La guerra, la resilienza delle donne, la capacità di manifestare tanta umanità in situazioni al limite del sopportabile, il potere della fede. Una regista donna – Maria Luisa Forenza – ha raccontato la vita delle donne durante la guerra in Siria, documentando in special modo quella delle religiose e la lotta quotidiana per salvare la dignità di chi è stato travolto dal conflitto siriano. Il docu film si intitola Mother Fortress e verrà proiettato al cinema Farnese di Roma martedì 18 febbraio in anteprima. E' un elogio alla vita, alla speranza, alla capacità femminile di cogliere sfumature e luci anche dove sembra esserci solo buio. Il film racconta di un’esperienza, vissuta in prima linea dall’autrice-regista (e produttrice) tesa a testimoniare non gli aspetti drammatici del conflitto, quanto gli effetti da esso provocati all’interno di una comunità in cui le differenze religiose lasciano il posto all’aiuto umanitario mosso da uno spirito di condivisione e sorriso anche in situazioni estreme.

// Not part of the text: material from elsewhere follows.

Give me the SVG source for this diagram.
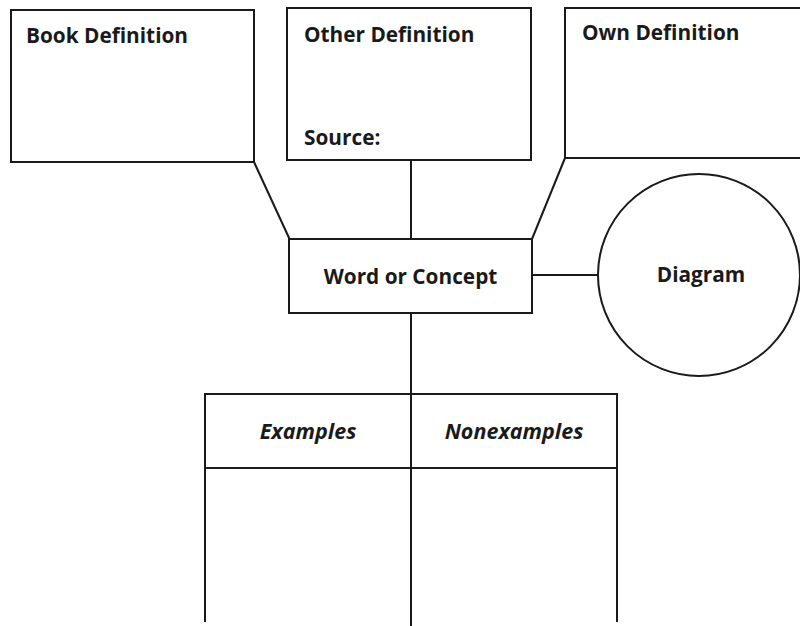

E’ stato nel corso di alcune conferenze negli Stati Uniti, nel 2013, che Forenza ha avuto modo di ascoltare, conoscere e iniziare a filmare Madre Agnes, badessa del Monastero di Qarah, a nord di Damasco, che veniva a raccontare ciò che stava accadendo in Siria, e in particolare nei territori di Aleppo e Deir Ez-Zor, insidiati dal pericolo di Al Qaeda e ISIS. Nel 2014 decide di raggiungerla per conoscere la sua comunità monastica internazionale (proveniente da Antico e Nuovo Continente) e vi ritorna altre volte fra il 2015 e il 2017, seguendo un convoglio umanitario che si inoltra fino all'Eufrate per portare assistenza ai siriani sfollati e colpiti dal terrorismo.

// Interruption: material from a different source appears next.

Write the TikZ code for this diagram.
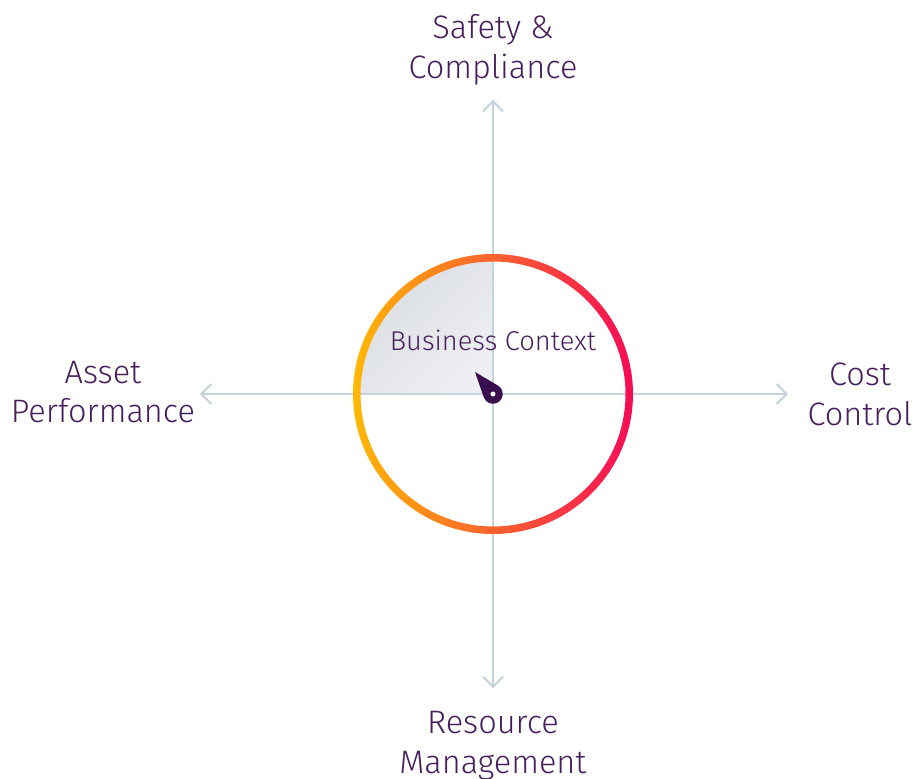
\documentclass[tikz,border=0pt]{standalone}
\usepackage{fontspec}
\setmainfont{Fira Sans Light}
\usetikzlibrary{arrows.meta, positioning}

\definecolor{axisgray}{HTML}{C5D3DB}
\definecolor{txtpurple}{HTML}{47205B}
\definecolor{needle}{HTML}{3A0F4F}
\definecolor{ringL}{HTML}{FFB805}
\definecolor{ringM}{HTML}{FF6130}
\definecolor{ringR}{HTML}{F70C57}
\definecolor{quadDark}{HTML}{D9DCE1}
\definecolor{quadLight}{HTML}{EDEFF2}

\begin{document}
\begin{tikzpicture}[x=0.02cm, y=0.02cm,
    axis/.style={draw=axisgray, line width=0.04cm, line cap=round, -{Straight Barb[length=0.2cm, width=0.4cm, line width=0.04cm]}},
    label/.style={text=txtpurple, font=\fontsize{18.5}{22.7}\selectfont, align=center, inner sep=0pt},
    every node/.style={inner sep=0pt}]

    \useasboundingbox (-493,-384) rectangle (420,394);

    \coordinate (c) at (0,0);
    \coordinate (n) at (0,294);
    \coordinate (s) at (0,-294);
    \coordinate (w) at (-293,0);
    \coordinate (e) at (295,0);

    \shade[top color=quadDark, bottom color=quadLight, shading angle=45]
        (c) -- (-136,0) arc[start angle=180, end angle=90, radius=136] -- cycle;

    \draw[axis] (c) -- (n);
    \draw[axis] (c) -- (s);
    \draw[axis] (c) -- (w);
    \draw[axis] (c) -- (e);

    \shade[left color=ringL, middle color=ringM, right color=ringR, even odd rule]
        (c) circle (140) (c) circle (132.5);

    \node (ctx) [label, font=\fontsize{15.5}{18}\selectfont] at (0,54) {Business Context};

    \fill[needle] (-18,22) -- (199.8:9.8) arc[start angle=199.8, end angle=418.8, radius=9.8] -- cycle;
    \fill[white] (c) circle (2.5);

    \node (safety) [label] at (0,344.5) {Safety \&\\Compliance};
    \node (resource) [label] at (0,-352) {Resource\\Management};
    \node (asset) [label] at (-390,2) {Asset\\Performance};
    \node (cost) [label] at (367,0) {Cost\\Control};
\end{tikzpicture}
\end{document}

Testimone sul campo di un attacco dell'ISIS a Qarah e al Monastero nel 2015, ricorda: «Ho filmato quello che c'era realmente ovvero la drammaticità del silenzio, dal momento che eravamo rimasti tutti muti. Ognuno in quel momento si è assunto la responsabilità della propria esistenza, una dilatazione che ho cercato di cogliere con lo spazio vuoto e con il suono. E su quest’ultimo precisa: «I canti cristiani in arabo e francese (le principali lingue siriane, utilizzate anche nel monastero assieme a spagnolo, portoghese, inglese, latino) erano una soundtrack che scandiva la quotidiana ciclicità di meditazioni, preghiere, liturgie di monaci e monache. I giorni e le notti del monastero erano scandite da preghiere cristiane e musulmane, come un canto e controcanto che ho cercato di documentare in tutto il film».

La regista non ha quasi mai usato lo zoom. L’emozione l’ha data con le inquadrature fisse. C’è una tensione continua, ma interna nell’inquadratura, non è provocata dall’esterno. E’ stata di un rigore estremo. Girato in un convento con protagonista una suora, anzi suore e monaci, è un film assolutamente laico.